Year 3 Mental Arithmetic (sets 35 and 36)

Year 3 mental arithmetic: sets 33 and 34

This week’s mental arithmetic for year 3 looks at place value, number sequences and patterns as well as some quick addition.

One of the early questions asks what’s the largest number that can be made from the digits 2, 5 and 4. This is partly an ordering skill, making sure the largest digit is in the hundreds, second largest in the tens and smallest in the units. Some children find it quite difficult to retain three digits in their head and then manipulate them.

To find the next number in a sequence requires several skills. Firstly to listen carefully to the numbers, then to work out the pattern or rule and as to what is happening from one number to the next and thirdly to work out what the next number will be. These questions are kept at a fairly simple level and are all addition patterns.

There are also a couple of ‘odd number’ questions to check that children know about odd numbers.

Year 3 mental arithmetic: (sets 33 and 34)

Year 3 mental arithmetic: sets 31 and 32

This week’s mental arithmetic for year 3 is all on money! One important concept that need checking is converting pence to pounds.

For example 356p written in pounds is £3.56.

Watch out for £3.56p which you often see in shops, markets etc but which is incorrect. it is either £3.56 pounds or 356p.

Other questions include adding up totals of coins and working out word problems to do with money.

Remember if reading these questions out to read them clearly and slowly, repeating at least once. There are two sets of questions, but they can also be used to create further questions of your own along similar subjects and difficulty.

Year 3 mental arithmetic sets 31 and 32

Year 3 mental arithmetic: sets 29 and 30

This week the questions are all in the form of word problems. Generally children find these harder than just ‘sums’ because they are not told what operation needs to be carried out to reach the correct answer. Indeed, sometimes it can be tricky. Looking at the question,

‘I think of a number and subtract 10. The answer is 27. What is my number?’

Immediately the word subtraction will come to mind as it is used in the question. But, in fact, an addition has to be done to find the correct answer.

Several questions also require a good knowledge of the 2x, 5x and 10x tables.

If you are reading these out for children to answer be sure to read each question slowly and at least twice. The first time the question is heard the child will probably be thinking about what needs to be done. The second time reinforces the numbers involved.

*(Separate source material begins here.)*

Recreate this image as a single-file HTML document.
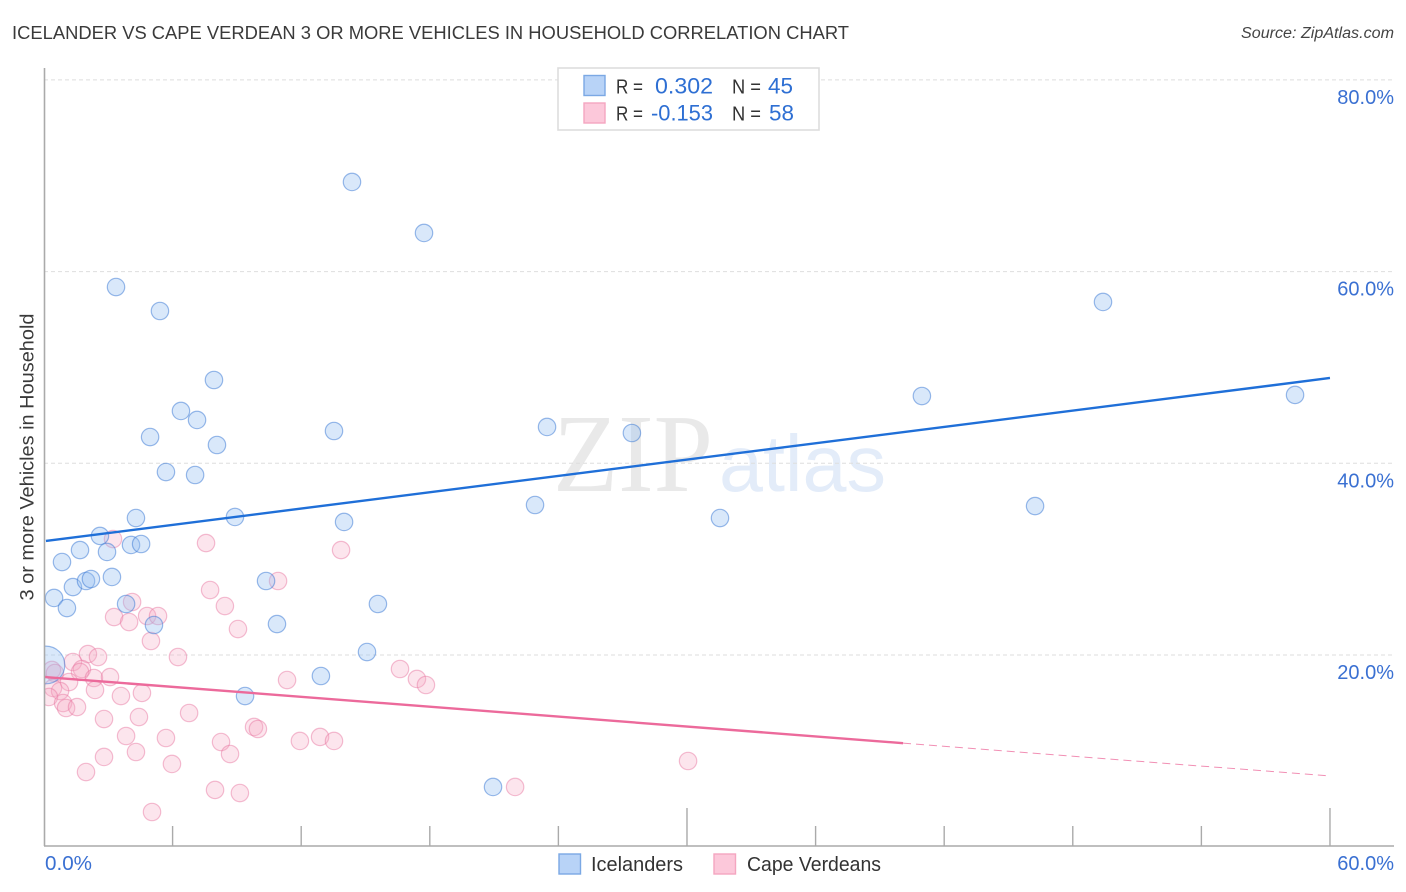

Year 3 mental arithmetic (sets 29 and 30)

Year 3 mental arithmetic: addition and subtraction

This week’s sets of mental arithmetic questions concentrate solely on addition and subtraction. There are many different strategies that can be used, depending very much on the numbers involved.

For example:

7 plus 147 can be done quickly by counting on 7, or by  knowing off by heart that 7 and 7 is 14

9 plus 129 can be done by adding 10 and subtracting 1

44 plus 16 can be done by adding the tens first and then the units, or vice versa.

It is important that children have all these techniques at their fingertips, and one way to make sure they have is to point out the many possible ways and which are the most efficient.